Continuing the Common Core Conversations with the help of Burkins & Yaris

11 Sep

All credit for today’s post goes to Burkins & Yaris. Sign up for their daily blog posts pertaining to Common Core conversations here

As we transition further into the school year, consider the following:

1. Relevance of Teaching
Why does what I am choosing to teach matter? Will it support my larger goals for my students’ thinking and learning? How will this information build their knowledge?

2. Levels of Engagement
How will I plan my instruction to optimize student interest in learning, increasing the odds that students will understand and retain the information in a learning experience?

3. Quality of Thinking
Is this work cognitively challenging for all, most, some, or a few of my students?  How does this work inspire thinking and new ideas among my students?

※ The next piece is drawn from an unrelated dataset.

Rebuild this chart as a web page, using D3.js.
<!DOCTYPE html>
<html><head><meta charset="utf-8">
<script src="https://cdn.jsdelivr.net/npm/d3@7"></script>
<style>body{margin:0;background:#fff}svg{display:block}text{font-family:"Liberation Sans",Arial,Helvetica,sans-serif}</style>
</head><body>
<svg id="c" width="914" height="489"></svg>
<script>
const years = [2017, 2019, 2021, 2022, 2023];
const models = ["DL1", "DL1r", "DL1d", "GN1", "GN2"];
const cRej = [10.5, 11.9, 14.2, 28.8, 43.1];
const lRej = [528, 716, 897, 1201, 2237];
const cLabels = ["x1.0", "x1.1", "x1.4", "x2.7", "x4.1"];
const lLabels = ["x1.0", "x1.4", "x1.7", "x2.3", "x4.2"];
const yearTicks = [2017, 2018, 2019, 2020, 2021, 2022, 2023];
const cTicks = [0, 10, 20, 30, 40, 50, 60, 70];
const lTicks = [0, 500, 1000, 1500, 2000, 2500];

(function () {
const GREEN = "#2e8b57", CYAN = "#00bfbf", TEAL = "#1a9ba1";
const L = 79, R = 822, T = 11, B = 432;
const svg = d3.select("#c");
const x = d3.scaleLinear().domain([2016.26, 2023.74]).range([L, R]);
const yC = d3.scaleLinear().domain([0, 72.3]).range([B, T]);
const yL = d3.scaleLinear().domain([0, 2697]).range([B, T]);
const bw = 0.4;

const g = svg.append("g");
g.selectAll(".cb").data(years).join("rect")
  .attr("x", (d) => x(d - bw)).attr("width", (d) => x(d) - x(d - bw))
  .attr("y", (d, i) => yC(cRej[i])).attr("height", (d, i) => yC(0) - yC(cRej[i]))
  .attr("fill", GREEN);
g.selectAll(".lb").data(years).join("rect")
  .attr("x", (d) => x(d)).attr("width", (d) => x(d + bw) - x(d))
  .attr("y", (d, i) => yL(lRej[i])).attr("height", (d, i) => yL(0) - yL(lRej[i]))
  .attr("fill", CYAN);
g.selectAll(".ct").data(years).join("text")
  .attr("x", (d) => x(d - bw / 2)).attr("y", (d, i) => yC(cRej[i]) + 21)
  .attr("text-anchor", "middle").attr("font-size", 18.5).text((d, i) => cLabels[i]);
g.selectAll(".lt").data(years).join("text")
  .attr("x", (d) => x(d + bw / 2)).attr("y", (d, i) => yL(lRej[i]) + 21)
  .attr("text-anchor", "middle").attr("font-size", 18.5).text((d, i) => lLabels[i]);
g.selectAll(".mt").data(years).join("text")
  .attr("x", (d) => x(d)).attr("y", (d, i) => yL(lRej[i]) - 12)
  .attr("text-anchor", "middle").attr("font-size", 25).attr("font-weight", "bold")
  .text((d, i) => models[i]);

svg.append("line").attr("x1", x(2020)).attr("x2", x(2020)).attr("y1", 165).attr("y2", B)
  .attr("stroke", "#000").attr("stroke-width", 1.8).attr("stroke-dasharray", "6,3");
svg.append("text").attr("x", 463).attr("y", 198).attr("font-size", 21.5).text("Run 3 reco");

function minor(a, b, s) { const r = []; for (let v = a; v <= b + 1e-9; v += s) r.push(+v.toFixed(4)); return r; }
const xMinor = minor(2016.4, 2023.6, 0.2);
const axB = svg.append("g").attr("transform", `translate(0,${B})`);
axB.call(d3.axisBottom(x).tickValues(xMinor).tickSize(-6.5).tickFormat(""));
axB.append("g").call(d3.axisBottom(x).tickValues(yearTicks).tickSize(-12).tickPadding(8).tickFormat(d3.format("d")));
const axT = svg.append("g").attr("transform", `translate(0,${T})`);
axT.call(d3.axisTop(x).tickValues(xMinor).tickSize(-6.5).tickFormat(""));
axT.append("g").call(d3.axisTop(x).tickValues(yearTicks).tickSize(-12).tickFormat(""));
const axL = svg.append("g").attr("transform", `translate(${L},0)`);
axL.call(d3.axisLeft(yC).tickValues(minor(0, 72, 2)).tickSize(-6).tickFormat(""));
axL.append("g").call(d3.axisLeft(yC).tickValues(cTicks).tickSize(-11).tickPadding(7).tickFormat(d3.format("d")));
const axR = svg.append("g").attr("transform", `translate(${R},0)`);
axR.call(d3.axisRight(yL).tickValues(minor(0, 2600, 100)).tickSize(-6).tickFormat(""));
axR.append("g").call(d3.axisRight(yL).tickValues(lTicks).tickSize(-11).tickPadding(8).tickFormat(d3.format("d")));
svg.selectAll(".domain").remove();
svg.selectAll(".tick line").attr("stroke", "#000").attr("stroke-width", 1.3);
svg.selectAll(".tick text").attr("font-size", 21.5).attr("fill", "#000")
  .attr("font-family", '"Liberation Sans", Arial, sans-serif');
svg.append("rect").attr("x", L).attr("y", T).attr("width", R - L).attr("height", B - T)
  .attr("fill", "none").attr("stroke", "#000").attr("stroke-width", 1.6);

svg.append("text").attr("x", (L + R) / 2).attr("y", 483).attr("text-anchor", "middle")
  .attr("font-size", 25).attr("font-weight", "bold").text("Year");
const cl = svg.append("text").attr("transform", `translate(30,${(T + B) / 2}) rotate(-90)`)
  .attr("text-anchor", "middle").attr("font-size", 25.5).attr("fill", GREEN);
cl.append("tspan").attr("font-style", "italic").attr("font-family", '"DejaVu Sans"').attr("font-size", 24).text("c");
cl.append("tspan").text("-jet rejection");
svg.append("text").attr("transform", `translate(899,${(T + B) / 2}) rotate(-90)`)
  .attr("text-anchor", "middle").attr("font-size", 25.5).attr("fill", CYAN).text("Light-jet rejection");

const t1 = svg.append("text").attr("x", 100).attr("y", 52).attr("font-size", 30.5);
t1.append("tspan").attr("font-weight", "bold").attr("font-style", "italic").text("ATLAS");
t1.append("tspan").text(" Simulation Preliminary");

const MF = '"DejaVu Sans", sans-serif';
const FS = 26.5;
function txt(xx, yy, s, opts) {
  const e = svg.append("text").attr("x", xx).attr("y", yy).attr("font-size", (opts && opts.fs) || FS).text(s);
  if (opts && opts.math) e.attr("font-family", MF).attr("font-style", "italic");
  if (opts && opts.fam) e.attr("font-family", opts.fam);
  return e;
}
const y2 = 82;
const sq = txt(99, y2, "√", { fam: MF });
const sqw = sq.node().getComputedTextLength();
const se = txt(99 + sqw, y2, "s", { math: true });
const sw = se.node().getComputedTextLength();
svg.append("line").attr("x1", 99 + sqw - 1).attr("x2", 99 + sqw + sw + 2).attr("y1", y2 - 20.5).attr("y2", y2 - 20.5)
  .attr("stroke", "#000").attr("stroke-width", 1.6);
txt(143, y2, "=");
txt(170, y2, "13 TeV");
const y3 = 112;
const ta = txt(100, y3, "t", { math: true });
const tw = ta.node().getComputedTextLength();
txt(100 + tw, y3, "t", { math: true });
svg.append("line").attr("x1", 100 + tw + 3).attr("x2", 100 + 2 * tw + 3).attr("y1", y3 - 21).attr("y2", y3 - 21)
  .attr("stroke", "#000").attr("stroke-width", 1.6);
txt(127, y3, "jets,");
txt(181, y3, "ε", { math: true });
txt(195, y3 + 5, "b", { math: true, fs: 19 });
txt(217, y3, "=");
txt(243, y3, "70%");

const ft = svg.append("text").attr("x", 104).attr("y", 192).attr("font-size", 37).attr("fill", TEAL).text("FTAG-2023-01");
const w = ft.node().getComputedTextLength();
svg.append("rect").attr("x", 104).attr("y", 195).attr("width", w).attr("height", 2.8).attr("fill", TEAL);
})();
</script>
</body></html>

4. Richness of Conversation
How does this lesson encourage students to collaborate with others who can extend their thinking about the topic? Does conversation lend something valuable to the thinking and learning process in this lesson?

5. Degrees of Connection
To what ideas can students connect this learning? How does this learning make learning something else easier or deeper?

It can be hard to let go of the things we teach “just because.” In teaching, time is our nemesis. With each lesson we plan, we can ask ourselves: Why am I doing this? If you don’t have an answer that offers valuable insights into the questions above, you probably need to serve your students something else.